King (or Kingo, in the film), a shoe company executive, gets a ransom call from a kidnapper for an astronomical sum. But the kidnapper bungles. He mistakenly picks up the chauffeur’s son, the same age as King’s own, and who was dressed in the son’s outfit while playing cops and robbers outside the King mansion at the time of the kidnapping. But the kidnapper is unrelenting, and wants King to pay up all the same. King is aware of the stakes. He has bet his life’s fortunes, including his house, to secure majority stake in the company so he can oust his adversaries and take control, a deal that must be sealed within a few days. Paying the ransom would mean losing the opportunity. Not only that, he’d be thrown out himself, facing obscurity and financial ruin, a fact he tries to desperately make his wife understand. But nothing, to her, is more valuable than a boy’s life.
Kurosawa fully utilized this conflict to create a riveting drama of plot and character. While sticking to the basic premises of the original story, here are some of his master touches that transforms an ordinary book into an extraordinary film:
Gondo Kingo (King) is torn between the choice of saving a boy’s life or protecting his own (and family’s) interest. If he pays, he is a hero to his wife and the public, but loses everything he has worked his entire life for. Kurosawa adds a human touch to the ruthless tycoon image crated by McBain, when Kingo eventually agrees to pay. Gondo, played convincingly by the redoubtable Toshiro Mifune (Rashomon, Seven Samurai), transcends himself by this heroic act. This is the single most powerful aspect of the film, a dimension that Kurosawa invokes and the book neglects.
The criminal mind is explored far more thoroughly in the film. It adds a socio psychological aspect to the motive. The original Japanese title of High and Low is “Tengoku to Gigoku”, the literal English for which would be—Heaven and Hell.
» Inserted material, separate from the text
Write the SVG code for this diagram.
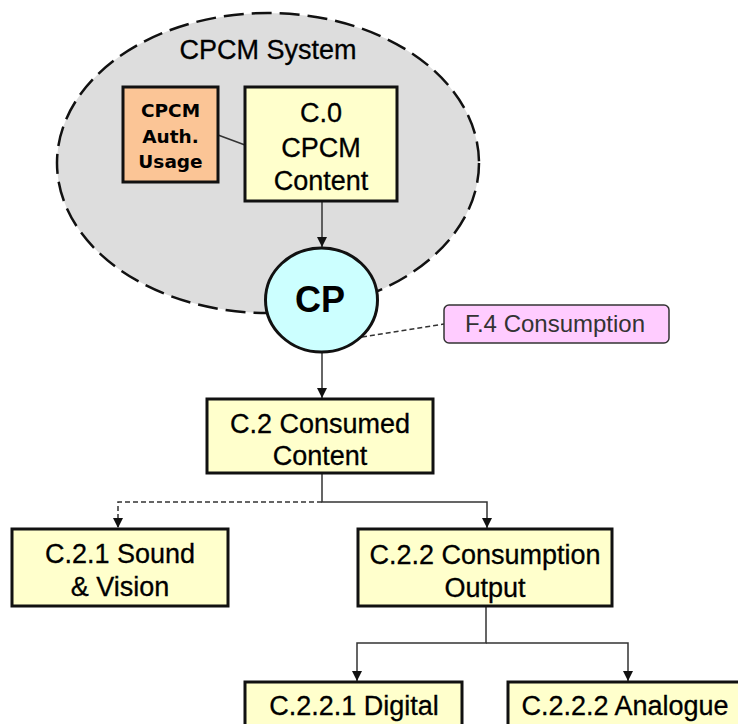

Heaven is where, at least from the miscreants low lying slum, the rich live in their beautiful villas on a hill, insulated from the sufferings of the world, the atrocities of the weather (the stiflingly humid Yokohama summer in the film or the barren cold of a mid-western autumn in the book).
- Investigation and detection: This is where the book miserably fails and film soars to new heights. From the tracing of telephone calls, the ingenious bullet train sequence where money changes hands (I have a video clip at the end of this piece, that I could not resist adding*), to the eventual trail and pursuit, all are brilliantly conjured in the film. The book does little to grab the reader— the thug sort of falling into the hands of the cops in an insipid ending.
The end results underscores the fact that there is little correlation between the quality of a film to its original source. One could make a terrible movie out a literary masterpiece or sculpt a gem out of an inconsequential potboiler.